■ DATA PROVIDED ■
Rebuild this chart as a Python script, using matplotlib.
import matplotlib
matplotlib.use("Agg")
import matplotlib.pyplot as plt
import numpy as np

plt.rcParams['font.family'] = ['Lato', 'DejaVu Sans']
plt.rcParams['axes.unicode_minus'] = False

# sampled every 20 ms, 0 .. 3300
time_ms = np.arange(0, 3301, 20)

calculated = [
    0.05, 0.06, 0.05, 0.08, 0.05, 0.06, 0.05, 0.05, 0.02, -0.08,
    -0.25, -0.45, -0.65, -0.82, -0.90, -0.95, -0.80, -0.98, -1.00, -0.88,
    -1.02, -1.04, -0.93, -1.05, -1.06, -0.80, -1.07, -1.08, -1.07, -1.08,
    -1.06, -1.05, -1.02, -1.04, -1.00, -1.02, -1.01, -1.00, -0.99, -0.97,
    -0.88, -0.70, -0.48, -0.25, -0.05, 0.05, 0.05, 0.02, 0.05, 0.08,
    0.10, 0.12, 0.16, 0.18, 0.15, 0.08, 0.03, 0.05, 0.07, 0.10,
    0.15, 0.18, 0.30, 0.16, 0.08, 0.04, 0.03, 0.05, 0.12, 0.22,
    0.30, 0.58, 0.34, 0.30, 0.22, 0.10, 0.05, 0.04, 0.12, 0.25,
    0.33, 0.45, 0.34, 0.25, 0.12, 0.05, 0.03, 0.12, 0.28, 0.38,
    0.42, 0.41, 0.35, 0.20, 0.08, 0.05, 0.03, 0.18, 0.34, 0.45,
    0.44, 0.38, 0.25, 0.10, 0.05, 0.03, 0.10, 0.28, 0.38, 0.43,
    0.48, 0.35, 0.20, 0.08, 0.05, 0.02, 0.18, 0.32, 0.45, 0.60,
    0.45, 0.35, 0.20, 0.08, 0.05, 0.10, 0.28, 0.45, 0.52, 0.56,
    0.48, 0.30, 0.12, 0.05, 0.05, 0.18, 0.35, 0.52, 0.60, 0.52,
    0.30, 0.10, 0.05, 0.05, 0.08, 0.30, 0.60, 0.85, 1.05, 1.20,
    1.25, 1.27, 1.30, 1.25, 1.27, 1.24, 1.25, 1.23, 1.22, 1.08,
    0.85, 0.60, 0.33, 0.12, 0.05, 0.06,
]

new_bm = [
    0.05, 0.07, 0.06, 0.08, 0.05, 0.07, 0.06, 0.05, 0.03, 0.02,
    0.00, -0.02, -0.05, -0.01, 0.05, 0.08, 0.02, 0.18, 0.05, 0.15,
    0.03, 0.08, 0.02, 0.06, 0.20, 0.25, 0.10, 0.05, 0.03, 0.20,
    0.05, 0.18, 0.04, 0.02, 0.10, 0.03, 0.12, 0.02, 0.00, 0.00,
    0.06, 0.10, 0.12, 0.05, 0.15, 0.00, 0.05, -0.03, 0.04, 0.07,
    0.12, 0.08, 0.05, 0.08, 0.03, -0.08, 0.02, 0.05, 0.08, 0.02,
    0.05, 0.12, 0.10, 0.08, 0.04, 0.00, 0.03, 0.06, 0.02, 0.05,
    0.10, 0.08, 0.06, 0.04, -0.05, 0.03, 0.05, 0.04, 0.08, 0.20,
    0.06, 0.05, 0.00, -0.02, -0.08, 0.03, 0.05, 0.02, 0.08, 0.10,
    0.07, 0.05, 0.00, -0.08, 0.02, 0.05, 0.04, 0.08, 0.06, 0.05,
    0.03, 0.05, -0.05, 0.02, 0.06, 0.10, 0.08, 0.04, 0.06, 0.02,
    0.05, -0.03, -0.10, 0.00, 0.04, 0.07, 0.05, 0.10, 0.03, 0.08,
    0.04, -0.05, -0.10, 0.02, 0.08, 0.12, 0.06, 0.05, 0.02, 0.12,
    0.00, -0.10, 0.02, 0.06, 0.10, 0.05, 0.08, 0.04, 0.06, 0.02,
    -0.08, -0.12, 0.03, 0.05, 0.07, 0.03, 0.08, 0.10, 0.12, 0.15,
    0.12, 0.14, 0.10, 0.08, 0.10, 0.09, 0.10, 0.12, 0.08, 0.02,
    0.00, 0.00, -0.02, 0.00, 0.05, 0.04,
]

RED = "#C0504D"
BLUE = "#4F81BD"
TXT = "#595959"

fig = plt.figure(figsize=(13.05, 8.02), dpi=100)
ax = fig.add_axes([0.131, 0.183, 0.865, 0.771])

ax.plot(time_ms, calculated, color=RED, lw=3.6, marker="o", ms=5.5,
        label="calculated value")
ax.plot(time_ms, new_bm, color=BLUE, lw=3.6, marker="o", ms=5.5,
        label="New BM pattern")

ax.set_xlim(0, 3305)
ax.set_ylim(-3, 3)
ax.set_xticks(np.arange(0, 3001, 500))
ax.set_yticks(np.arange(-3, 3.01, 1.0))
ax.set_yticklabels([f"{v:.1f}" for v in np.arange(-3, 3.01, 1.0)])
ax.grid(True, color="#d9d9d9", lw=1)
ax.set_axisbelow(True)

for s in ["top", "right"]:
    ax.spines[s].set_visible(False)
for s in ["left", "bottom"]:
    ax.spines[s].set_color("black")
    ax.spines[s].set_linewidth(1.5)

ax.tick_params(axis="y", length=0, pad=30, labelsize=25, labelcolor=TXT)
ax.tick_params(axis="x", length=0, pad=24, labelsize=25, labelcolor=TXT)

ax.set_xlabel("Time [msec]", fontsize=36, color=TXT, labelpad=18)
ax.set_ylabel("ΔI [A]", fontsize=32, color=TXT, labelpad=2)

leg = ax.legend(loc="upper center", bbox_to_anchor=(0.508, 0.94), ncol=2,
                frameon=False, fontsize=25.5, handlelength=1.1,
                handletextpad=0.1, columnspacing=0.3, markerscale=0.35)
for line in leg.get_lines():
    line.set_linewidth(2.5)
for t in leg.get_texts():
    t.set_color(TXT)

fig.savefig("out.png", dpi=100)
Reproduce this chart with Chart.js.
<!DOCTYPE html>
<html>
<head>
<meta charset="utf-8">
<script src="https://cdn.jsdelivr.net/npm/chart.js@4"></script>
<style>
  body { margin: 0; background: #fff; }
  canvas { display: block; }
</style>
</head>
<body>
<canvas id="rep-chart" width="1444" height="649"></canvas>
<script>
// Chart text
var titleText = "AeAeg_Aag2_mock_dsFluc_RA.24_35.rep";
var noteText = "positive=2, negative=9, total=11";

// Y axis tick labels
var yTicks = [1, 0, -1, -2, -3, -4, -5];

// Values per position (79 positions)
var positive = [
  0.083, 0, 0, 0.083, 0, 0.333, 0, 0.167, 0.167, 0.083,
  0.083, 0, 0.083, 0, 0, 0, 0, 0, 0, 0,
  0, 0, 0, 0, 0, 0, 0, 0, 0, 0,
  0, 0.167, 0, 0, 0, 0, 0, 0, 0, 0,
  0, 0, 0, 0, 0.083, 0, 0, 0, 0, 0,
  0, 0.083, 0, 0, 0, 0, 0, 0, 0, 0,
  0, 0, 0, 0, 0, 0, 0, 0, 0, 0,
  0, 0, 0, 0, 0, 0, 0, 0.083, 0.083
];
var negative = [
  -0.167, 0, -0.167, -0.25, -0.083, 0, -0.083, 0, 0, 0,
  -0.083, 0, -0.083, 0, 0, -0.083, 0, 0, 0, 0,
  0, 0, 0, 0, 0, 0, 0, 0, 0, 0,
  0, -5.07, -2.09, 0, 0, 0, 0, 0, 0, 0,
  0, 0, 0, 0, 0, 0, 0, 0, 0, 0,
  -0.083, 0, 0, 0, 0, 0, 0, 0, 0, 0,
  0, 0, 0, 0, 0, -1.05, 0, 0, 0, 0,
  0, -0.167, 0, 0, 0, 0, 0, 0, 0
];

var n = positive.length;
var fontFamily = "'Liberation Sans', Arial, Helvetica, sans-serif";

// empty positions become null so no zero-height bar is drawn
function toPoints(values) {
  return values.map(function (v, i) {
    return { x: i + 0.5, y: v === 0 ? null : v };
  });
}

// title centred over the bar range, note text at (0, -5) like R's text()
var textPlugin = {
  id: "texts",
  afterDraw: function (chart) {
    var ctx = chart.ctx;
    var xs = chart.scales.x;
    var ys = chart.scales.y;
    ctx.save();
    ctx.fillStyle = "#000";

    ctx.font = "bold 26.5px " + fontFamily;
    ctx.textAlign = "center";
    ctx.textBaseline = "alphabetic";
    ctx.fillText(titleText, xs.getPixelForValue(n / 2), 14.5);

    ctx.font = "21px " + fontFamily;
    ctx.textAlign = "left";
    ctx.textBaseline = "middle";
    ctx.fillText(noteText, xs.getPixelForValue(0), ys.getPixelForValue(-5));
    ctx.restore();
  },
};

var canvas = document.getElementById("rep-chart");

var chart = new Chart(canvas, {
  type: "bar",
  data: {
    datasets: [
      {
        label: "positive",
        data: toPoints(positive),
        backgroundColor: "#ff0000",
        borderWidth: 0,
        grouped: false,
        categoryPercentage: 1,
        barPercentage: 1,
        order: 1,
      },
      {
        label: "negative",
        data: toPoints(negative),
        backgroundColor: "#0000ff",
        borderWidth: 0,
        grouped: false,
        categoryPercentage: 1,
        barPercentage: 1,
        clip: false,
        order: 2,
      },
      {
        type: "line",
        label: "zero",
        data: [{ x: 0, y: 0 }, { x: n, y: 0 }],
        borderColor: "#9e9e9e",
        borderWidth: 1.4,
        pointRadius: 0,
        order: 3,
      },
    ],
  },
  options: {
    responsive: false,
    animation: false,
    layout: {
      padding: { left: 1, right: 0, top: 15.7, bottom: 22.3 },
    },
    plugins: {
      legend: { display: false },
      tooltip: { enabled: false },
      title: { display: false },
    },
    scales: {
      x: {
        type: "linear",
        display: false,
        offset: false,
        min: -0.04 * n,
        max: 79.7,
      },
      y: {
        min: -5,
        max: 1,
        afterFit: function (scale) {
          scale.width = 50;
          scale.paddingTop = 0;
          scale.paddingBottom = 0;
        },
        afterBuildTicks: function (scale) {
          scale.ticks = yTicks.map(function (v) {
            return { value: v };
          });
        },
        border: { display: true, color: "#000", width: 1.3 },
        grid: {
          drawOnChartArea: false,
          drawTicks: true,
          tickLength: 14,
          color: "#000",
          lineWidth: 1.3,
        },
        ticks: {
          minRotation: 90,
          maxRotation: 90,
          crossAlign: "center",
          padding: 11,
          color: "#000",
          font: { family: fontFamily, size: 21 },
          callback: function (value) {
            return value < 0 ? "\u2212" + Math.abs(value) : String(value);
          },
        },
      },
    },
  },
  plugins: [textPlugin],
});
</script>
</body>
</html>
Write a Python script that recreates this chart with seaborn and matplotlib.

■ WHAT THE TASK ASKS ■
Quote exactly the stretch of lines above that starts at the first one and ends at the line with "time_ms = np.arange(0, 3301, 20)", and nothing beyond it.

■ FULL SOLUTION ■
Rebuild this chart as a Python script, using matplotlib.
import matplotlib
matplotlib.use("Agg")
import matplotlib.pyplot as plt
import numpy as np

plt.rcParams['font.family'] = ['Lato', 'DejaVu Sans']
plt.rcParams['axes.unicode_minus'] = False

# sampled every 20 ms, 0 .. 3300
time_ms = np.arange(0, 3301, 20)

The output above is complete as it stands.